Unsurprisingly, these experiences led me to the textbook free philosophy that I have been practicing throughout my time at law school with many benefits. Not having textbooks available 24/7 will help you become more organised; you might have schedule some regular library time to read and take notes, or photocopy a few relevant pages occasionally. There are many useful free, up-to-date commentaries online which are often better than the set books, and you will develop better research skills than your peers by finding relevant information for yourself.

 

Similarly, as you may not be allowed to take library books into exams, you will have to put more effort into exam preparation and writing good summaries to use.
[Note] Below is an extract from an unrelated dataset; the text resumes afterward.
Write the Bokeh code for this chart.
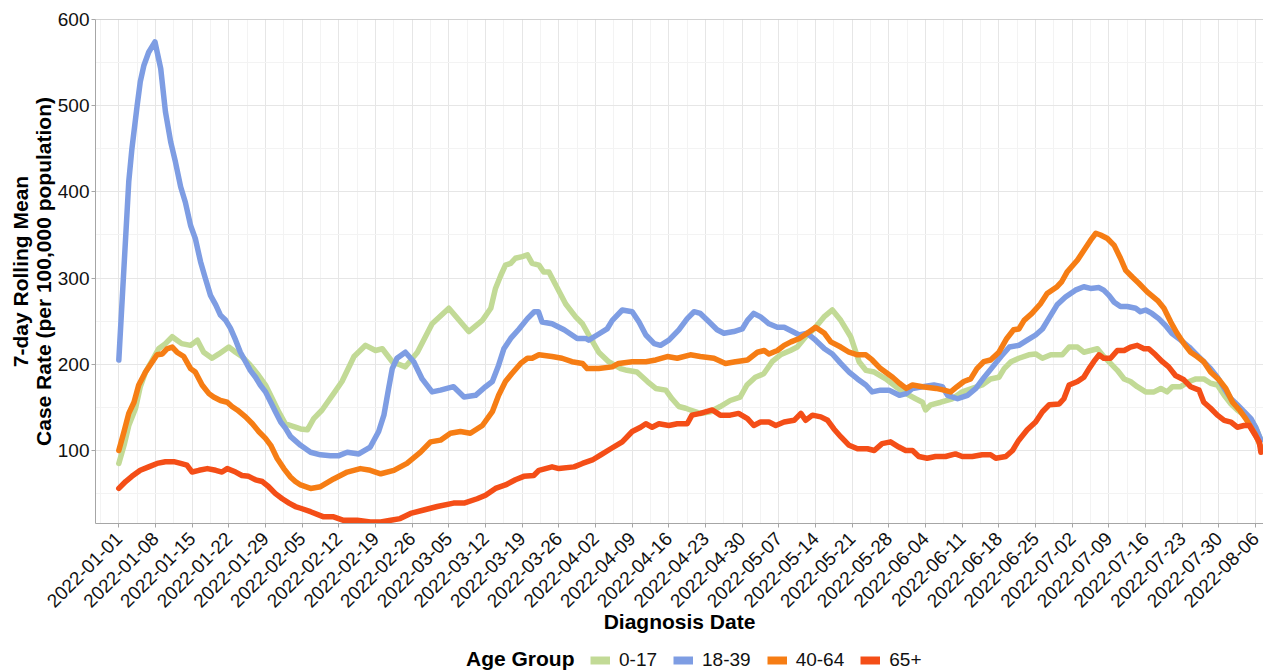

In the exam, you’ll have more time for thinking and writing answers, as you won’t waste precious time checking the textbook. With a few changes, you can succeed at law school without purchasing another textbook.

 

But if you can’t absolutely avoid it, then you’ll usually be able to find cheaper textbooks secondhand or online, using the Google skills that you have been secretly honing these past semesters. If you’re careful, you can use an older edition for the majority of most courses.

 

But for most subjects, use the tips above, and save your pennies for your lawdrobe – that corporate glory-box we secretly all have, full of business wear for that oft-dreamed about day when you land a job that doesn’t involve asking, “would you like fries with that”?